У Ильинского творческим подвигом стал его переход на эстраду в 1935 году, актом гражданского мужества – отказ подписать в 1938 клеветнического письмо против учителя – Мейерхольда. К этому времени масштаб репрессий в стране и среди творческой интеллигенции достиг апогея и отказ от подписания коллективных писем «против» коллег по цеху можно приравнять к личному подвигу, который мог стоить карьеры, если не жизни.  

Этот факт особенно интересен в свете того, что Ильинский, конечно, был звездой Театра Мейерхольда (конечно, после Эраста Гарина). Парадокс же в том, что он, сыгравший у этого режиссёра свои лучшие роли: Бруно в «Великодушном рогоносце» Фернана Кроммелинка и Аркашку Счастливцева в «Лесе» Островского — хиты всей жизни, обеспечившие славу и ворох рецензий, не получил от них ни малейшего удовлетворения.  

На незаданный вопрос о противоречивой и многогранной природе актерской индивидуальности Игоря Ильинского, постоянно алчущей иного, ответил сам великий режиссер: «Актер, который призван давать очень крупные рисунки, отпечатывать очень крупные контуры, давать очень интересные образы, — этот актер ходит с печатью комика. Это — недоразумение. Я считаю, что актеру, который поглощен жизнью, который очень здоров, который солнечен, такому актеру, конечно, тесно в рамках того, что называется на языке беспризорников «смешной человек».

На фото — Всеволод Мейерхольд

Осуществление того, о чем писал мастер, осложнялось разными обстоятельствами. С 1935 по 1938 годы Театр Мейерхольда переживал трудные времена: репертуарный голод, уходы актеров (И. Ильинский, Э. Гарин, М. Царев, В. Яхонтов и др.).
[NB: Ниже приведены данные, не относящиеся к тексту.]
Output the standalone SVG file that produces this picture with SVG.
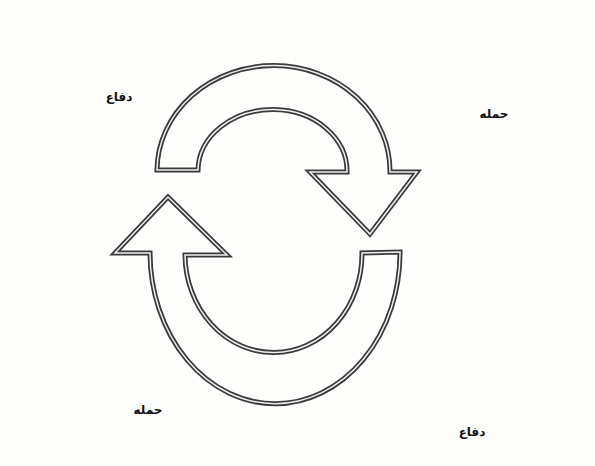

В 1936 году Всеволод Мейерхольд выступил с докладом — саморазоблачением «Мейерхольд о Мейерхольдовщине». Нарастала напряженность в борьбе с формализмом, речь Всеволода Эмильевича на Всесоюзной режиссерской конференции в июне 1939 года, незадолго до ареста, в печати подавалась как безоговорочное признание мастером формалистических ошибок.